Carlo Tavecchio, un altro “io non razzista ma…”

Carlo Tavecchio, un altro "io non razzista ma..."
Carlo Tavecchio, un altro “io non razzista ma…”

ROMA –  C’è un preambolo, una premessa, che inevitabilmente precede ogni affermazione razzista o omofoba che sia. Quel preambolo, al di là delle sfumature verbali del singolo, suona più o meno sempre e inevitabilmente così: “Io non ho niente contro ma…” oppure “io non sono razzista ma…”.  Bene, ad ascoltare le conversazioni tra Carlo Tavecchio e il direttore di Sportlife la cosa che colpisce di più sono proprio quelle premesse. Il presidente della Figc le usa in modo ricorrente e sistematico. In quel suo “io non ho nulla contro…” c’è intrinseca la premessa del contrario, un oceano di pregiudizio, un profondo e malcelato essere contro.

C’è poi una certa incontinenza della mediocrità. Quando Tavecchio parla, e questo vale tanto nelle occasioni pubbliche quanto in questa chiacchierata informale, l’impressione è che da un momento all’altro possa scivolare, inciampare, incappare in una gaffe. E la sensazione è che quella gaffe arrivi non tanto e non solo per un legittimo disagio di Tavecchio a parlare in pubblico (che pure, visto il ruolo, non è di certo un punto di quelli da mettere in evidenza nel curriculum). La sensazione è un’altra ed è più fastidiosa: che Tavecchio dica quelle cose perché in fondo le pensa. Sa che non deve dirle eppure gli scappano. Perché non appena abbassa un momento la guardia, i freni inibitori, gli “ebreacci” e le “donne handicappate” escono fuori perché in fondo fanno parte del suo sistema di pensiero, del suo patrimonio culturale e cognitivo.
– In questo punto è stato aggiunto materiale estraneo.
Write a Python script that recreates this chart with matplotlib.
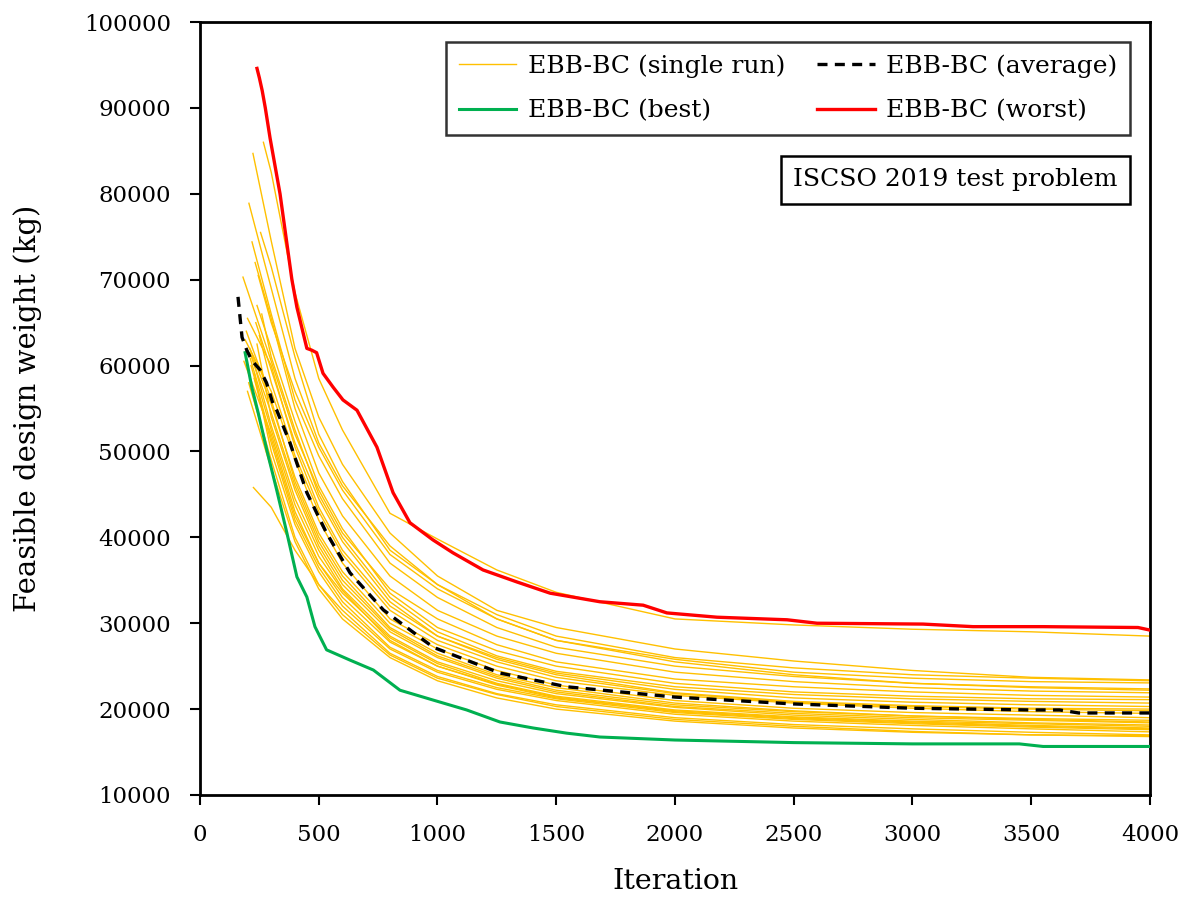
import matplotlib
matplotlib.use("Agg")
import matplotlib.pyplot as plt

# iteration grid shared by the single runs (after each run's own start point)
GRID = [300, 400, 500, 600, 800, 1000, 1250, 1500, 2000, 2500, 3000, 3500, 4000]

# single runs: (start iteration, start weight, weights on GRID)
RUNS = [
    (267, 86000, [82500, 68500, 58500, 52500, 42800, 39800, 36200, 33600, 30500, 29800, 29300, 29000, 28500]),
    (223, 84700, [74500, 62000, 54000, 48500, 40500, 35500, 31500, 29500, 27000, 25600, 24500, 23700, 23400]),
    (206, 78900, [69000, 58500, 51000, 46000, 39000, 34500, 30500, 28000, 25800, 24300, 23600, 23200, 23050]),
    (219, 74400, [66000, 56000, 49500, 44500, 37000, 33000, 29500, 27200, 25000, 23800, 23000, 22600, 22350]),
    (232, 72000, [65500, 55000, 47500, 42500, 35500, 31500, 28500, 26500, 24300, 23200, 22500, 22100, 21900]),
    (181, 70300, [60500, 52000, 45500, 40500, 34000, 30500, 27500, 25500, 23500, 22600, 22000, 21600, 21400]),
    (240, 67000, [62000, 53500, 46000, 41000, 33500, 29500, 26800, 25000, 23000, 22000, 21500, 21200, 21100]),
    (200, 65500, [60000, 50500, 43500, 38500, 32000, 28500, 26000, 24200, 22300, 21300, 20800, 20500, 20300]),
    (190, 63000, [57000, 49000, 42000, 37000, 30500, 27500, 25000, 23300, 21600, 20700, 20100, 19700, 19500]),
    (210, 62000, [55500, 47000, 40500, 36000, 30000, 27000, 24500, 22800, 21000, 20100, 19600, 19300, 19000]),
    (195, 64000, [56000, 46500, 40000, 35500, 29500, 26500, 24000, 22500, 20700, 19800, 19200, 18800, 18500]),
    (220, 61000, [53000, 44500, 38500, 34000, 28500, 25500, 23300, 21800, 20200, 19300, 18800, 18400, 18150]),
    (185, 60500, [52000, 43000, 37000, 33000, 27800, 25000, 22800, 21300, 19800, 19000, 18500, 18100, 17800]),
    (230, 59000, [50000, 41500, 36000, 32000, 27000, 24300, 22300, 21000, 19400, 18600, 18100, 17700, 17350]),
    (225, 45800, [43500, 38500, 34500, 31500, 26500, 23800, 21800, 20500, 19000, 18200, 17700, 17300, 17000]),
    (205, 58000, [49000, 40000, 34500, 31000, 26300, 23600, 21700, 20300, 18800, 18000, 17400, 17000, 16800]),
    (250, 63500, [58000, 49500, 43000, 38000, 31500, 28000, 25500, 23700, 21800, 20800, 20300, 20000, 19800]),
    (260, 66000, [61000, 52500, 45000, 40000, 33000, 29000, 26200, 24400, 22600, 21700, 21200, 20900, 20700]),
    (215, 60000, [51500, 42500, 37000, 33500, 28300, 25300, 23000, 21500, 19900, 19100, 18600, 18300, 18000]),
    (240, 62500, [54000, 45500, 39000, 34500, 29000, 26000, 23600, 22000, 20300, 19500, 19000, 18700, 18400]),
    (200, 57000, [48000, 39500, 34000, 30500, 26000, 23300, 21300, 20000, 18600, 17800, 17300, 17000, 16900]),
    (235, 65000, [59500, 51000, 44500, 39500, 32500, 28500, 25800, 24000, 21900, 20900, 20400, 20100, 20000]),
    (210, 61500, [54500, 46000, 39500, 35000, 29300, 26200, 23800, 22200, 20500, 19700, 19200, 18900, 18700]),
    (245, 70500, [65000, 57000, 50500, 45500, 38000, 34000, 30500, 28000, 25500, 24000, 23000, 22500, 22200]),
    (255, 75500, [71500, 61000, 52000, 46500, 38500, 34500, 31000, 28500, 26000, 24800, 24000, 23600, 23300]),
    (228, 58500, [51000, 42000, 36500, 32500, 27200, 24500, 22500, 21200, 19600, 18800, 18300, 17900, 17600]),
    (212, 60800, [52500, 43800, 37800, 33800, 28000, 25000, 22900, 21400, 19700, 18900, 18400, 18000, 17700]),
]

avg_it = [160, 177, 197, 218, 253, 280, 307, 323, 379, 450, 533, 632, 772, 982, 1263, 1544,
          2000, 2500, 3000, 3500, 3620, 3700, 4000]
avg_w = [68000, 63300, 61800, 60600, 59500, 58000, 55600, 54800, 51000, 45200, 40500, 35850,
         31550, 27200, 24200, 22600, 21400, 20600, 20100, 19900, 19900, 19550, 19550]

best_it = [190, 218, 245, 281, 323, 366, 408, 450, 484, 533, 632, 730, 842, 982, 1123, 1263,
           1403, 1544, 1684, 2000, 2500, 3000, 3450, 3550, 4000]
best_w = [61500, 57500, 54500, 50200, 45500, 40500, 35400, 33050, 29600, 26900, 25700, 24550,
          22200, 21050, 19900, 18500, 17800, 17200, 16750, 16400, 16100, 15950, 15950, 15650, 15650]

worst_it = [240, 250, 262, 275, 295, 337, 387, 408, 450, 470, 491, 518, 560, 602, 661, 745, 813,
            884, 981, 1065, 1192, 1335, 1474, 1684, 1866, 1966, 2177, 2472, 2598, 3044, 3255,
            3549, 3950, 4000]
worst_w = [94600, 93500, 92000, 90000, 86500, 80000, 70000, 66800, 62000, 61800, 61500, 59100,
           57500, 56000, 54800, 50500, 45200, 41700, 39700, 38200, 36200, 34800, 33500, 32500,
           32100, 31200, 30700, 30400, 30000, 29900, 29600, 29600, 29500, 29200]

plt.rcParams["font.family"] = ["DejaVu Serif"]

fig = plt.figure(figsize=(11.94, 9.07), dpi=100)
ax = fig.add_axes([0.1675, 0.1235, 0.7956, 0.8522])

for i, (x0, y0, ws) in enumerate(RUNS):
    ax.plot([x0] + GRID, [y0] + ws, color="#FFC000", lw=1.0,
            label="EBB-BC (single run)" if i == 0 else None, zorder=2)

ax.plot(best_it, best_w, color="#00B050", lw=2.2, label="EBB-BC (best)", zorder=3)
ax.plot(avg_it, avg_w, color="black", lw=2.4, ls=(0, (3, 2.2)), label="EBB-BC (average)", zorder=4)
ax.plot(worst_it, worst_w, color="#FF0000", lw=2.4, label="EBB-BC (worst)", zorder=4)

ax.set_xlim(0, 4000)
ax.set_ylim(10000, 100000)
ax.set_xticks(range(0, 4001, 500))
ax.set_yticks(range(10000, 100001, 10000))
ax.tick_params(direction="out", length=7, width=1.5, labelsize=16.5)
ax.tick_params(axis="y", pad=14)
ax.tick_params(axis="x", pad=14)
for s in ax.spines.values():
    s.set_linewidth(2)

ax.set_xlabel("Iteration", fontsize=20.5, labelpad=16)
ax.set_ylabel("Feasible design weight (kg)", fontsize=21, labelpad=30)

handles, labels = ax.get_legend_handles_labels()
leg = ax.legend(handles, labels, ncol=2, loc="upper right", bbox_to_anchor=(0.979, 0.974),
                borderaxespad=0, fontsize=18, frameon=True, fancybox=False, edgecolor="black",
                handlelength=2.3, handletextpad=0.45, columnspacing=1.3, labelspacing=0.85,
                borderpad=0.5)
leg.get_frame().set_linewidth(1.8)

ax.text(0.966, 0.796, "ISCSO 2019 test problem", transform=ax.transAxes, ha="right", va="center",
        fontsize=18, bbox=dict(boxstyle="square,pad=0.5", fc="white", ec="black", lw=1.8), zorder=6)

fig.savefig("out.png", dpi=100)
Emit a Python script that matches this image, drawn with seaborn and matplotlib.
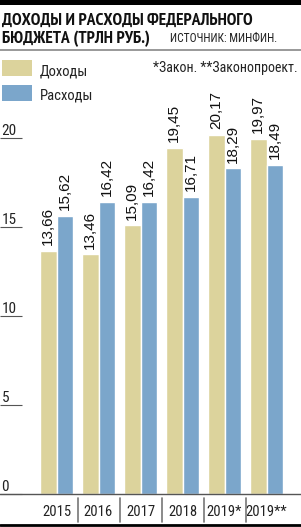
import matplotlib
matplotlib.use("Agg")
import matplotlib.pyplot as plt
import pandas as pd
import seaborn as sns
from matplotlib.patches import Rectangle
from matplotlib.lines import Line2D

years = ["2015", "2016", "2017", "2018", "2019*", "2019**"]
income = [13.66, 13.46, 15.09, 19.45, 20.17, 19.97]
spending = [15.62, 16.42, 16.42, 16.71, 18.29, 18.49]
series_names = ["Доходы", "Расходы"]
yticks = [0, 5, 10, 15, 20]

df = pd.DataFrame({
    "year": years * 2,
    "kind": [series_names[0]] * len(years) + [series_names[1]] * len(years),
    "value": income + spending,
})

sns.set_style("white")
COND = ["Roboto Condensed", "DejaVu Sans"]
NARROW = ["PT Sans Narrow", "DejaVu Sans"]
PLAIN = ["Liberation Sans", "DejaVu Sans"]
plt.rcParams["font.family"] = COND

YELLOW = "#dcd39c"
BLUE = "#7ba6cb"
W, H = 301, 527
fig = plt.figure(figsize=(W / 100, H / 100), dpi=100)

# axes placed in pixel terms: baseline at y=494, 17.8 px per unit
px_per_unit = 17.8
y0 = 494
ymax = 22
ax = fig.add_axes([0, (H - y0) / H, 1, ymax * px_per_unit / H])
ax.patch.set_alpha(0)

sns.barplot(data=df, x="year", y="value", hue="kind", palette=[YELLOW, BLUE],
            saturation=1, width=0.8, ax=ax, legend=False, errorbar=None)

ax.set_xlim(-56.5 / 42, (W - 56.5) / 42)
ax.set_ylim(0, ymax)
ax.set_xlabel("")
ax.set_ylabel("")

for c in ax.containers:
    labels = [f"{b.get_height():.2f}".replace(".", ",") for b in c]
    ax.bar_label(c, labels=labels, rotation=90, padding=4, fontsize=11,
                 family=PLAIN, color="#111")

for s in ["top", "right", "left"]:
    ax.spines[s].set_visible(False)
ax.spines["bottom"].set_color("#555")
ax.spines["bottom"].set_linewidth(1.0)

ax.set_yticks(yticks)
ax.set_yticklabels([str(t) for t in yticks])
ax.tick_params(axis="y", left=True, direction="in", length=16, width=0.8,
               color="#555", pad=-1, labelsize=11, labelcolor="#222")
plt.setp(ax.get_yticklabels(), ha="left", va="bottom")

ax.tick_params(axis="x", bottom=False, length=0, pad=8, labelsize=10.5,
               labelcolor="#222")

# separators between year groups
for i in range(len(years) - 1):
    ax.plot([i + 0.5, i + 0.5], [-4 / (ymax * px_per_unit), -28 / (ymax * px_per_unit)],
            transform=ax.get_xaxis_transform(), color="#777", lw=1.2, clip_on=False)


def fy(py):
    return 1 - py / H


# header decorations
fig.add_artist(Rectangle((0, fy(4.5)), 1, 4.5 / H, transform=fig.transFigure,
                         color="black", lw=0))
fig.add_artist(Line2D([0, 1], [fy(49.5), fy(49.5)], transform=fig.transFigure,
                      color="#888", lw=1.2))
fig.add_artist(Line2D([0, 1], [fy(525), fy(525)], transform=fig.transFigure,
                      color="black", lw=2))

fig.text(2 / W, fy(25), "ДОХОДЫ И РАСХОДЫ ФЕДЕРАЛЬНОГО", fontsize=12.5,
         family=NARROW, fontweight="bold", va="baseline", ha="left", color="#111")
fig.text(2 / W, fy(43), "БЮДЖЕТА (ТРЛН РУБ.)", fontsize=12.5,
         family=NARROW, fontweight="bold", va="baseline", ha="left", color="#111")
fig.text(170 / W, fy(42.5), "ИСТОЧНИК: МИНФИН.", fontsize=8.3,
         va="baseline", ha="left", color="#222")

# legend
for i, (name, col) in enumerate(zip(series_names, [YELLOW, BLUE])):
    top = 60 + i * 25
    fig.add_artist(Rectangle((2 / W, fy(top + 16)), 30 / W, 16 / H,
                             transform=fig.transFigure, color=col, lw=0))
    fig.text(40 / W, fy(top + 15), name, fontsize=10.5,
             va="baseline", ha="left", color="#222")
fig.text(298 / W, fy(72), "*Закон. **Законопроект.", fontsize=10,
         va="baseline", ha="right", color="#222")

fig.savefig("out.png", dpi=100)
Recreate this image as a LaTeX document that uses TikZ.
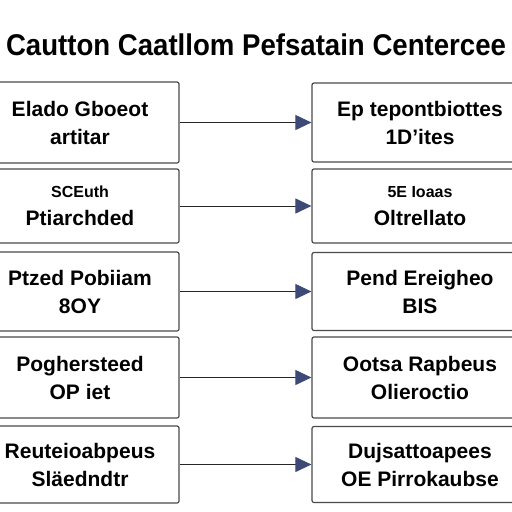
\documentclass[tikz,border=0pt]{standalone}
\usepackage{fontspec}
\setmainfont{Liberation Sans}
\usetikzlibrary{arrows.meta}
\definecolor{boxline}{HTML}{4A4A4A}
\definecolor{tipblue}{HTML}{3D4A78}
\tikzset{
  box/.style={draw=boxline, line width=1.2pt, rounded corners=2pt, fill=white,
    align=center, inner sep=0pt,
    font=\fontsize{21}{28}\selectfont\bfseries},
  lbox/.style={box, minimum width=198pt},
  rbox/.style={box, minimum width=216pt},
  conn/.style={line width=1pt, draw=black!85, -{Triangle[length=16pt,width=15pt,fill=tipblue,color=tipblue]}},
}
\begin{document}
\begin{tikzpicture}[x=1pt,y=-1pt]
\useasboundingbox (0,0) rectangle (512,512);
\clip (0,0) rectangle (512,512);
\fill[white] (0,0) rectangle (512,512);
\node[font=\fontsize{30}{32}\selectfont\bfseries] (title) at (256,45) {\scalebox{0.92}[1]{Cautton Caatllom Pefsatain Centercee}};
% row 1
\node[lbox, minimum height=81pt] (l1) at (80,122.5) {Elado Gboeot\\artitar};
\node[rbox, minimum height=79pt] (r1) at (420,122.5) {Ep tepontbiottes\\1D'ites};
% row 2
\node[lbox, minimum height=74pt] (l2) at (80,206) {{\fontsize{16}{28}\selectfont SCEuth}\\Ptiarchded};
\node[rbox, minimum height=74pt] (r2) at (420,206) {{\fontsize{16}{28}\selectfont 5E Ioaas}\\Oltrellato};
% row 3
\node[lbox, minimum height=79pt] (l3) at (80,291.5) {Ptzed Pobiiam\\8OY};
\node[rbox, minimum height=78pt] (r3) at (420,291.5) {Pend Ereigheo\\BIS};
% row 4
\node[lbox, minimum height=81pt] (l4) at (80,377.5) {Poghersteed\\OP iet};
\node[rbox, minimum height=81pt] (r4) at (420,377.5) {Ootsa Rapbeus\\Olieroctio};
% row 5
\node[lbox, minimum height=77pt] (l5) at (80,464.5) {Reuteioabpeus\\Sl\"aedndtr};
\node[rbox, minimum height=76pt] (r5) at (420,464.5) {Dujsattoapees\\OE Pirrokaubse};
\foreach \i in {1,...,5}{
  \draw[conn] (l\i.east) -- (r\i.west);
}
\end{tikzpicture}
\end{document}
E a vedere la difesa dello stesso Tavecchio la sensazione resta. Perché il presidente non dice qualcosa tipo: “Non posso aver pronunciato quelle frasi”. Non le bolla come altro da se. Dice che non ricorda. E poi mette le mani avanti. Dice che potrebbero essere manipolate, che comunque al di là del contenuto è vittima di un ricatto. Minaccia querela e in cambio riceve la stessa minaccia. Ma il problema non sono le querele o i ricatti: il problema è il danno sistematico che Tavecchio fa al pallone che dovrebbe gestire e annuncia di voler cambiare, quasi ogni volta che apre bocca.

A dar fastidio c’è anche altro. E stavolta Tavecchio ne è ingenua e facile vittima. Chi parla con lui tende un agguato. Registra (il presidente Figc dice a sua insaputa) e quasi accompagna Tavecchio alla caduta. Gli mette in bocca la citazione di Eco, lo stuzzica con l’omosessuale. Un trappolone, insomma. Forse programmato, di certo non elegante. Ma ancora una volta trappolone teso a chi, tra Optì-Pobà, donne handicappate ed ebreacci, aveva i prerequisiti per caderci immediatamente e con tutte le scarpe.

Resta poi da capire perché una conversazione registrata a giugno finisca sul Corriere della Sera a novembre. Ma questa storia, quella del presunto ricatto ventilato da Tavecchio, è già altra storia. Anche se per assurdo fosse ricatto resta il problema di un presidente che si mette in condizione di essere ricattato dicendo durante una chiacchierata non con il fratello ma con un giornalista, che da certi “ebreacci” è meglio stare lontani.

Il problema di fondo resta quello che ha accompagnato Tavecchio dal giorno della sua elezione alla presidenza. Ed è l’inadeguatezza. Tavecchio sembra non padroneggiare pienamente la dimensione pubblica e di rappresentanza del suo ruolo. Parla in un convegno come se parlasse al bar. Dice ad un giornalista le stesse cose che direbbe ad un amico. Farebbe simpatia se non fosse il numero uno del calcio italiano.